The tablet parade continues with news that a 10-inch tablet from HTC has made its way to the FCC for the obligatory approval process. Based on details from that FCC submission, it appears that the HTC “Puccini” will be distributed through AT&T, and is designed to work with the budding AT&T 4G network.
Pretty much everything about the tablet is still a matter of rumor and speculation. There have been hints that the Puccini will have 2GB of RAM, a 1.5GHz processor–likely dual-core, a 10-inch display with 1280 x 720 resolution, and running some version of Android Honeycomb.
With the FCC filing, though, we get a sneak peek at some more specific details. The HTC tablet appears to support the GSM, 3G, and LTE bands and frequencies owned by AT&T. It seems fair to assume that the HTC Puccini might launch alongside the AT&T 4G/LTE rollout this summer.
HTC launched a 7-inch sibling–the Flyer–in late May. The HTC Flyer has had generally favorable reviews, but has not been a tremendous success. It has two things that rival tablets lack and make the HTC tablet unique, though: Sense UI, and a stylus. The HTC Sense UI overlay could be even more impressive on a Honeycomb tablet than on a smartphone OS running on a tablet.
The HTC tablet will have to compete with a whole slew of 10-inch Android tablets, and the HP TouchPad, as well as the Apple iPad 2. Just in recent months the Samsung Galaxy Tab 10.1, and Toshiba Thrive have hit the street. Both of those are running Honeycomb, so the HTC Puccini is going to need to run at least Android 3.1, if not Android 3.2 to keep up.
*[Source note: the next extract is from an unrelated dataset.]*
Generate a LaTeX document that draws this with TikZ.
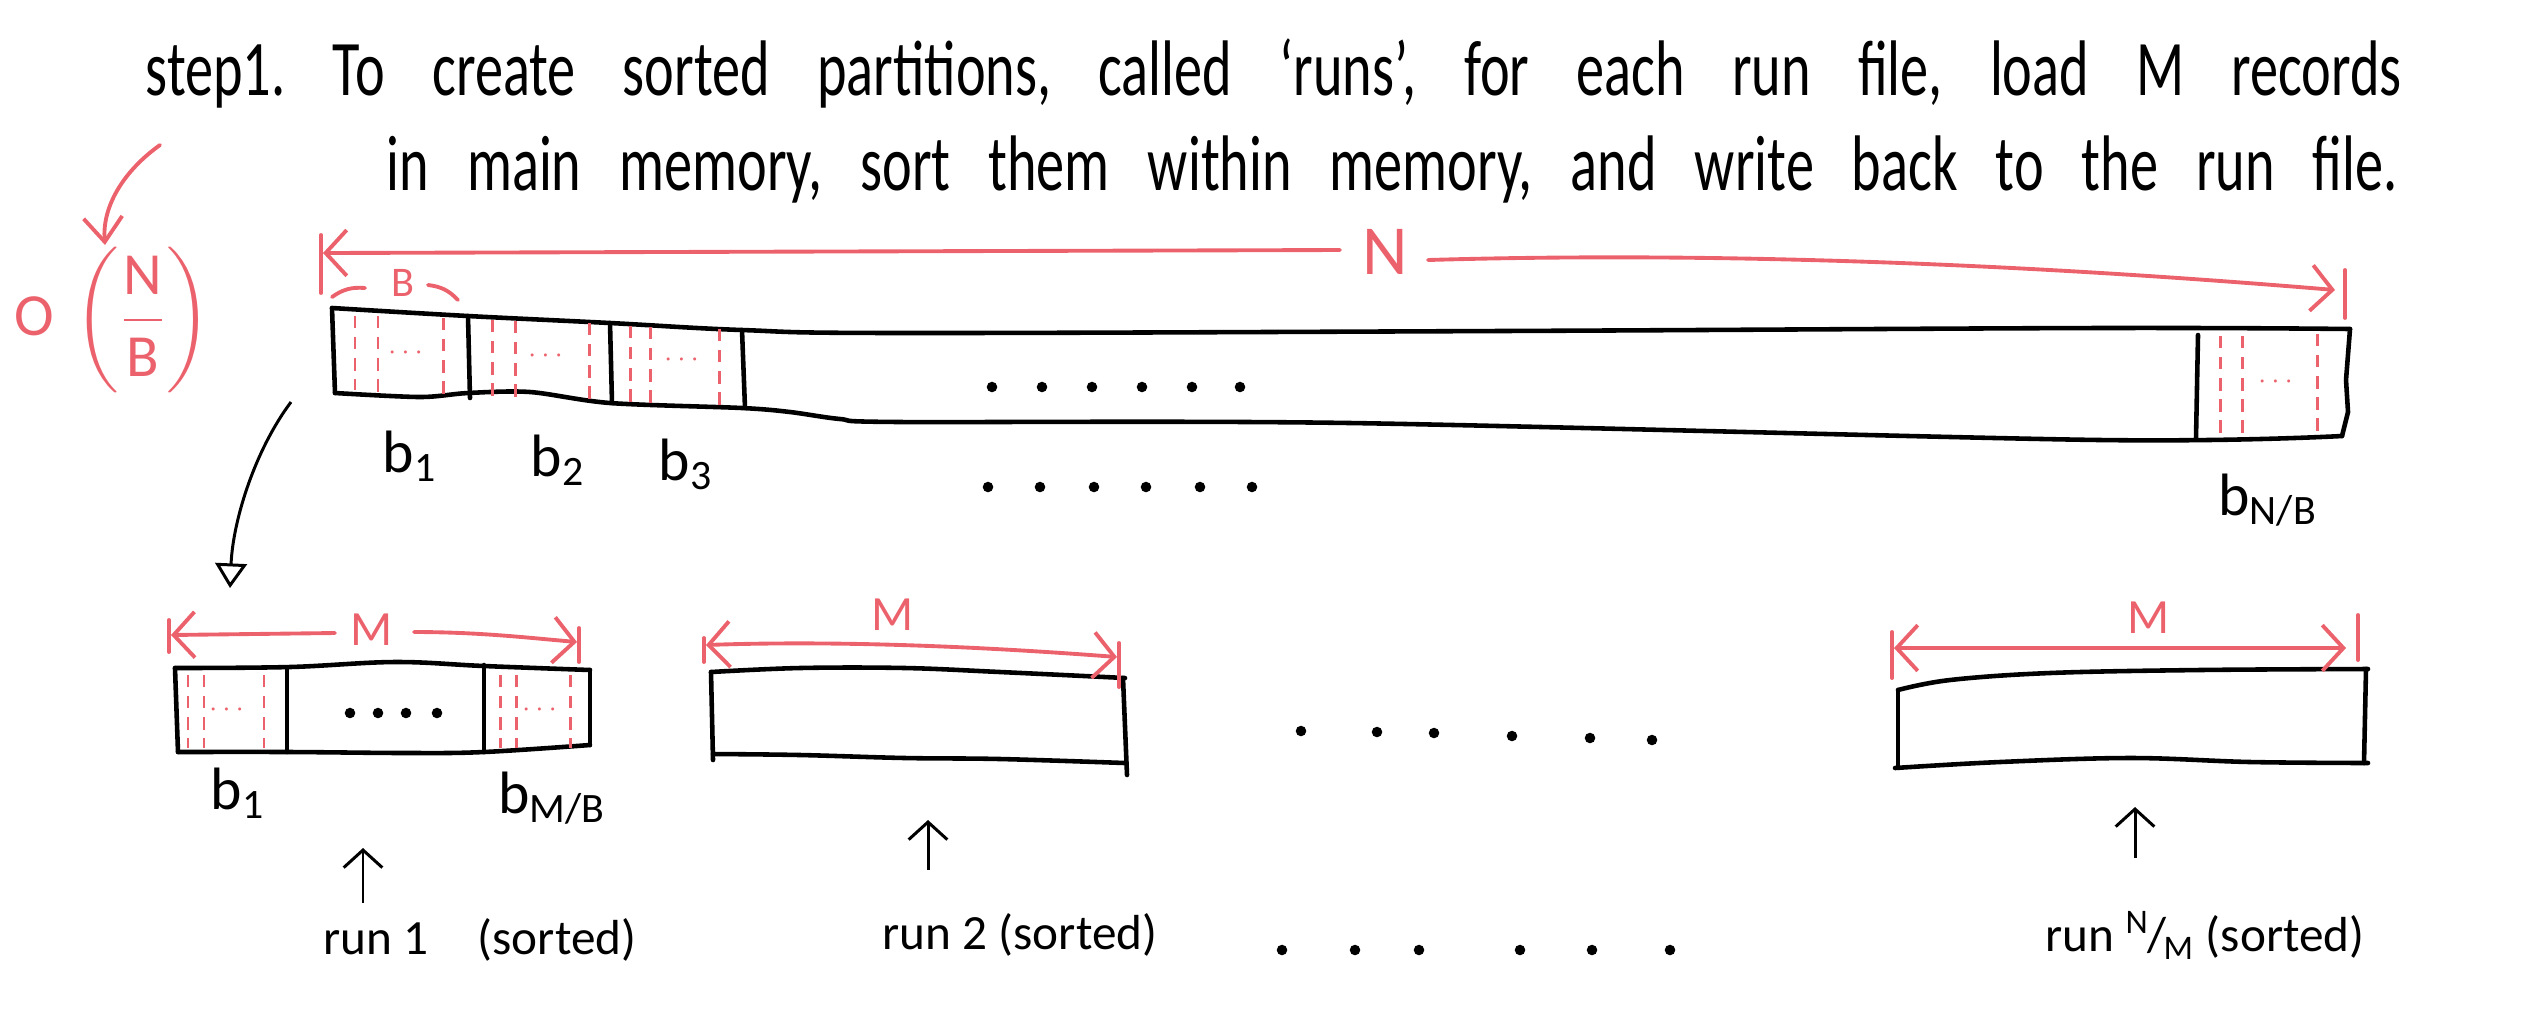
\documentclass[tikz,border=0pt]{standalone}
\usepackage{amsmath}
\usepackage{fontspec}
\setmainfont{Carlito}
\usetikzlibrary{arrows.meta}

\definecolor{penred}{RGB}{236,98,108}

\tikzset{
  barb/.tip={Straight Barb[length=6pt,width=13pt]},
  boxline/.style={line width=1.3pt, line cap=round, line join=round},
  redline/.style={penred, line width=1.1pt, line cap=round},
  reddash/.style={penred, line width=0.85pt, dash pattern=on 3.5pt off 2.5pt},
  pointer/.style={line width=0.85pt, -{Straight Barb[length=5pt,width=11pt]}},
  words/.style={anchor=base west, inner sep=0pt, yscale=1.4, transform shape,
    font=\fontsize{16}{18}\selectfont\frenchspacing},
  tag/.style={font=\fontsize{17}{20}\selectfont, inner sep=1pt},
  redtag/.style={text=penred, inner sep=1pt},
  runtag/.style={font=\fontsize{14}{17}\selectfont, inner sep=1pt},
}

\begin{document}
\begin{tikzpicture}[x=0.01cm, y=-0.01cm]
  \useasboundingbox (0,0) rectangle (2530,1014);

  % heading
  \node[words] (line1) at (145,95) {\makebox[22.55cm][s]{step1. To create sorted partitions, called `runs', for each run file, load M records}};
  \node[words] (line2) at (386,190) {\makebox[20.1cm][s]{in main memory, sort them within memory, and write back to the run file.}};

  % cost of the pass
  \node[redtag, font=\fontsize{17}{20}\selectfont] (cost) at (113,320) {$\text{O}\,\left(\dfrac{\text{N}}{\text{B}}\right)$};
  \coordinate (note) at (160,145);
  \draw[redline, -{Straight Barb[length=7pt,width=11pt]}] (note) .. controls (125,170) and (102,205) .. (105,245);

  % N span over the input file
  \draw[redline] (321,235) -- (321,293);
  \draw[redline] (2345,270) -- (2345,318);
  \draw[redline, {barb}-] (323,253) -- (1340,250);
  \draw[redline, -{barb}] (1428,260) .. controls (1700,252) and (2000,262) .. (2335,290);
  \node[redtag, font=\fontsize{20}{24}\selectfont] (N) at (1385,252) {N};
  \node[redtag, font=\fontsize{12}{14}\selectfont] (B) at (403,283) {B};
  \draw[redline] (332,297) to[bend left=20] (365,288);
  \draw[redline] (428,285) to[bend left=20] (458,300);

  % input file
  \draw[boxline] plot[smooth, tension=0.6] coordinates {(332,308) (468,316) (610,323) (742,330) (900,333) (1500,331) (2100,328) (2350,329)};
  \draw[boxline] plot[smooth, tension=0.5] coordinates {(335,393) (420,397) (468,393) (530,392) (610,403) (742,408) (790,412) (840,419) (900,422) (1350,423) (2100,440) (2342,436)};
  \draw[boxline] (332,308) -- (335,393);
  \draw[boxline] (2350,329) -- (2346,380) -- (2348,412) -- (2342,436);
  \draw[boxline] (468,316) -- (470,398);
  \draw[boxline] (610,323) -- (612,403);
  \draw[boxline] (742,330) -- (745,408);
  \draw[boxline] (2198,335) -- (2196,438);
  \foreach \x/\t/\b in {355/316/390, 378/316/392, 443/318/394, 492/320/396, 515/321/398, 589/323/400,
                        630/326/404, 650/327/405, 719/329/406, 2220/336/436, 2242/336/436, 2317/334/436}
    \draw[reddash] (\x,\t) -- (\x,\b);
  \foreach \x/\y in {408/353, 548/356, 684/360, 2278/382}
    \node[redtag, font=\footnotesize] at (\x,\y) {$\cdots$};
  \foreach \x in {992,1042,1092,1142,1192,1240}
    \fill (\x,387) circle (1.5pt);
  \foreach \x in {988,1040,1094,1146,1200,1252}
    \fill (\x,487) circle (1.5pt);

  \node[tag] (b1) at (410,456) {b\textsubscript{1}};
  \node[tag] (b2) at (558,460) {b\textsubscript{2}};
  \node[tag] (b3) at (686,464) {b\textsubscript{3}};
  \node[tag] (bN) at (2268,500) {b\textsubscript{N/B}};

  % into memory
  \coordinate (fileend) at (291,402);
  \coordinate (runend) at (230,588);
  \draw[line width=0.85pt, -{Triangle[open,length=7pt,width=9pt]}] (fileend) .. controls (255,450) and (233,520) .. (runend);

  % run 1
  \draw[boxline] plot[smooth, tension=0.6] coordinates {(175,668) (290,667) (395,662) (484,666) (590,670)};
  \draw[boxline] plot[smooth, tension=0.6] coordinates {(178,752) (290,752) (408,753) (484,752) (590,745)};
  \draw[boxline] (175,668) -- (178,752);
  \draw[boxline] (590,670) -- (590,745);
  \draw[boxline] (287,668) -- (287,752);
  \draw[boxline] (484,665) -- (484,752);
  \foreach \x in {188,204,264,500,516,570}
    \draw[reddash] (\x,675) -- (\x,748);
  \foreach \x in {229,542}
    \node[redtag, font=\footnotesize] at (\x,710) {$\cdots$};
  \foreach \x in {350,378,406,437}
    \fill (\x,713) circle (1.5pt);
  \draw[redline] (169,620) -- (169,652);
  \draw[redline] (579,628) -- (579,662);
  \draw[redline, {barb}-] (171,635) -- (335,633);
  \draw[redline, -{barb}] (414,632) .. controls (480,632) and (530,638) .. (577,642);
  \node[redtag, font=\fontsize{14}{17}\selectfont] (M1) at (372,630) {M};
  \node[tag] (c1) at (238,793) {b\textsubscript{1}};
  \node[tag] (cM) at (552,798) {b\textsubscript{M/B}};
  \coordinate (up1) at (363,903);
  \draw[pointer] (up1) -- ++(0,-55);
  \node[runtag] (run1) at (480,940) {run 1\quad (sorted)};

  % run 2
  \draw[boxline] plot[smooth, tension=0.6] coordinates {(711,672) (800,668) (905,668) (1000,672) (1125,678)};
  \draw[boxline] plot[smooth, tension=0.6] coordinates {(713,754) (800,755) (905,758) (1000,759) (1125,763)};
  \draw[boxline] (711,672) -- (713,760);
  \draw[boxline] (1123,678) -- (1127,775);
  \draw[redline] (704,638) -- (704,662);
  \draw[redline] (1119,643) -- (1119,687);
  \draw[redline, {barb}-{barb}] (706,645) .. controls (850,640) and (1000,648) .. (1117,657);
  \node[redtag, font=\fontsize{14}{17}\selectfont] (M2) at (893,615) {M};
  \coordinate (up2) at (928,870);
  \draw[pointer] (up2) -- ++(0,-50);
  \node[runtag] (run2) at (1020,935) {run 2 (sorted)};

  % runs in between
  \foreach \x/\y in {1301/731, 1377/732, 1434/733, 1512/736, 1590/738, 1652/740}
    \fill (\x,\y) circle (1.5pt);
  \foreach \x in {1282,1355,1419,1520,1592,1670}
    \fill (\x,950) circle (1.5pt);

  % run N/M
  \draw[boxline] plot[smooth, tension=0.6] coordinates {(1898,690) (1950,680) (2050,673) (2200,670) (2368,669)};
  \draw[boxline] plot[smooth, tension=0.6] coordinates {(1895,768) (2000,762) (2131,758) (2250,762) (2368,763)};
  \draw[boxline] (1898,690) -- (1898,765);
  \draw[boxline] (2366,669) -- (2364,763);
  \draw[redline] (1892,632) -- (1892,678);
  \draw[redline] (2358,615) -- (2358,660);
  \draw[redline, {barb}-{barb}] (1894,648) -- (2346,648);
  \node[redtag, font=\fontsize{14}{17}\selectfont] (M3) at (2149,618) {M};
  \coordinate (up3) at (2135,858);
  \draw[pointer] (up3) -- ++(0,-51);
  \node[runtag] (runN) at (2205,935) {run \textsuperscript{N}\kern-.05em/\kern-.05em\textsubscript{M} (sorted)};
\end{tikzpicture}
\end{document}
The Toshiba Thrive is having some glitches out of the gate, but the various ports on the tablet make it appealing to users who feel constrained by the lack of USB ports, or SD memory card capabilities on tablets like the Galaxy Tab 10.1 or the iPad 2.
We don’t yet know what sort of ports and slots will be available on the HTC Puccini, but if the HTC tablet can work with the same stylus as the flyer, it might be a draw for business professionals that want the ability to “write” on the tablet. Salesmen, real estate agents, insurance adjustors, and more could all benefit from being able to interact with the tablet via stylus and use the stylus for collecting customer signatures electronically.
Add in a little 4G zip, and you might have something. I’m looking forward to seeing what the HTC Puccini can do when it finally gets here.